Esta aproximación teatral a la gran película dirigida por Visconti en 1969, cuya acción transcurre desde el incendio del Reichstag en 1933 a la noche de los cuchillos largos en 1934, tiene el acostumbrado sello grandilocuente de Tomaz Pandur, aplicado en amasar ecos del filme, un hatillo de destellos que a veces se refuerzan con didactismos innecesarios, como la escena que, por si a alguien se le hubiera pasado, se indica que Pablo Rivero lleva, como Helmut Berger en el original, el aliño indumentario de Marlene Dietrich en «El Ángel Azul». La atractiva propuesta escenográfica de Numen incluye una pasarela corredera que atraviesa el escenario, movedizo hilo heraclitiano sobre el que entran y salen enseres e intérpretes vigilados por un gran espejo cenital móvil, testigo de la lucha carroñera por el poder en el seno de la familia Essenbeck; hay también una pantalla en la que se proyectan grandes rótulos con frases rotundas y un nervioso rompecabezas compuesto por imágenes en blanco y negro de los actores y otras de documentales y películas.

La formidable iluminación diseñada por Gómez Cornejo y el vistoso vestuario de Angelina Atlagic completan el estupendo acabado estético de un montaje que Pandur despeña por los abismo de la crispación y el desorden, con el subrayado omnipresente de las notas del piano de Ramón Grau.
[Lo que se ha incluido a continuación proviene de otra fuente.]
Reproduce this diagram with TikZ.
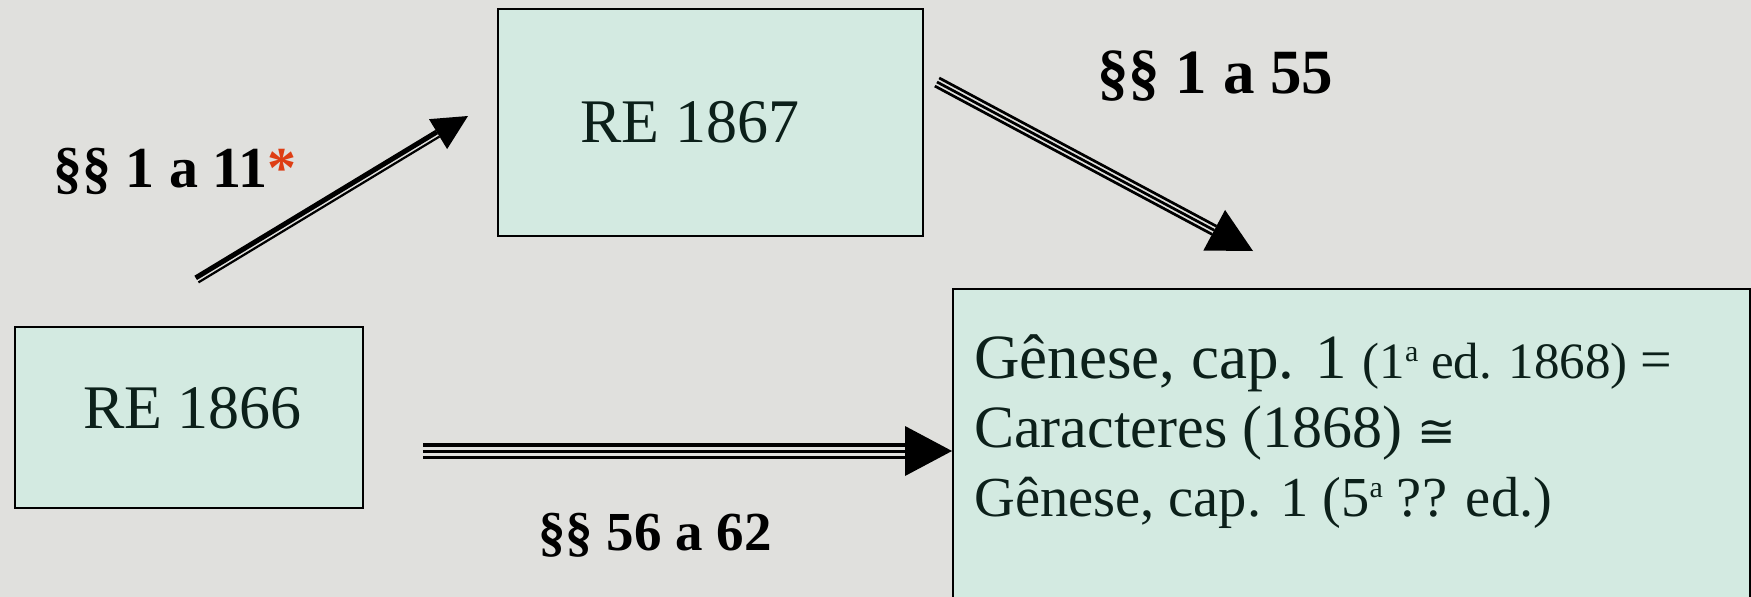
\documentclass[tikz,border=0pt]{standalone}
\usepackage{fontspec}
\setmainfont{Liberation Serif}
\newfontfamily\symfam{DejaVu Sans}
\usetikzlibrary{calc}
\definecolor{bg}{RGB}{224,224,221}
\definecolor{boxfill}{RGB}{211,234,225}
\definecolor{boxtext}{RGB}{12,32,26}
\definecolor{star}{RGB}{222,62,20}
\begin{document}
\begin{tikzpicture}[x=1pt,y=-1pt,
  box/.style={draw=black, line width=2pt, fill=boxfill, inner sep=0pt},
  boxlabel/.style={anchor=base, inner sep=0pt, text=boxtext, font=\fontsize{62}{62}\selectfont},
  gentext/.style={anchor=base west, inner sep=0pt, text=boxtext},
  seclabel/.style={anchor=base west, inner sep=0pt, font=\bfseries\fontsize{55}{55}\selectfont},
  shaft/.style={draw=black, line cap=butt},
  head/.style={fill=black, draw=none}]
\clip (0,0) rectangle (1751,597);
\fill[bg] (0,0) rectangle (1751,597);

% boxes
\node[box, minimum width=348pt, minimum height=181pt] (re66) at (189,417.5) {};
\node[boxlabel] (t66) at (192.5,428) {RE 1866};
\node[box, minimum width=425pt, minimum height=227pt] (re67) at (710.5,122.5) {};
\node[boxlabel] (t67) at (690,142) {RE 1867};
\node[box, minimum width=797pt, minimum height=340pt, anchor=north west] (gen) at (952,288) {};

\node[gentext] (l1) at (974,378) {\fontsize{63}{63}\selectfont Gênese, cap. 1 \fontsize{51}{51}\selectfont(1\raisebox{17pt}{\fontsize{30}{30}\selectfont a} ed. 1868) \fontsize{56}{56}\selectfont=};
\node[gentext] (l2) at (974,447) {\fontsize{60}{60}\selectfont Caracteres (1868) {\symfam\fontsize{46}{46}\selectfont ≅}};
\node[gentext] (l3) at (974,516) {\fontsize{56.5}{56.5}\selectfont Gênese, cap. 1 (5\raisebox{19pt}{\fontsize{30}{30}\selectfont a} ?? ed.)};

% labels
\node[seclabel, font=\bfseries\fontsize{58}{58}\selectfont] (s1) at (53,187) {§§ 1 a 11\textcolor{star}{*}};
\node[seclabel, font=\bfseries\fontsize{63}{63}\selectfont] (s2) at (1097,93) {§§ 1 a 55};
\node[seclabel] (s3) at (538,550) {§§ 56 a 62};

% arrow 1 : RE 1866 -> RE 1867 (thick + thin)
\coordinate (a1s) at (197,280);
\coordinate (a1e) at (468,116);
\coordinate (a1b) at ($(a1e)!35pt!(a1s)$);
\draw[shaft, line width=5pt] ($(a1s)!2.5pt!90:(a1e)$) -- ($(a1b)!2.5pt!90:(a1e)$);
\draw[shaft, line width=2.2pt] ($(a1s)!-2.8pt!90:(a1e)$) -- ($(a1b)!-2.8pt!90:(a1e)$);
\fill[head] ($(a1b)!17.5pt!90:(a1e)$) -- (a1e) -- ($(a1b)!-17.5pt!90:(a1e)$) -- cycle;

% arrow 2 : RE 1867 -> Genese (triple)
\coordinate (a2s) at (937,82);
\coordinate (a2e) at (1253,251);
\coordinate (a2b) at ($(a2e)!44pt!(a2s)$);
\foreach \o in {-4.6,0,4.6}{
  \draw[shaft, line width=2.7pt] ($(a2s)!\o pt!90:(a2e)$) -- ($(a2b)!\o pt!90:(a2e)$);
}
\fill[head] ($(a2b)!23pt!90:(a2e)$) -- (a2e) -- ($(a2b)!-23pt!90:(a2e)$) -- cycle;

% arrow 3 : RE 1866 -> Genese (triple)
\coordinate (a3s) at (423,451);
\coordinate (a3e) at (gen.west |- a3s);
\coordinate (a3b) at ($(a3e)!47pt!(a3s)$);
\draw[shaft, line width=3.8pt] ($(a3s)!6.3pt!90:(a3e)$) -- ($(a3b)!6.3pt!90:(a3e)$);
\draw[shaft, line width=3pt] (a3s) -- (a3b);
\draw[shaft, line width=3pt] ($(a3s)!-6.3pt!90:(a3e)$) -- ($(a3b)!-6.3pt!90:(a3e)$);
\fill[head] ($(a3b)!25pt!90:(a3e)$) -- (a3e) -- ($(a3b)!-25pt!90:(a3e)$) -- cycle;
\end{tikzpicture}
\end{document}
Los actores hablan y se mueven como poseídos por un demonio iracundo y enloquecido que les hace gritar, agitarse y gesticular, a veces hasta extremos grotescos y/o caprichosos. Belén Rueda, por ejemplo, pasa a cuchillo un batallón de repollos, Manuel de Blas masculla sus parlamentos con torvo ademán de villano de guiñol, Fernando Cayo se baña en los tópicos del nazi perverso... Toda pasión es epidérmica, sin atisbo alguno de hondura y verdad, en este montaje de ritmo descoyuntado y fiebres frías, y en el que Emilio Gavira se luce, ataviado con traje de noche femenino y sombrero de copa, mientras canta el vals de «La viuda alegre».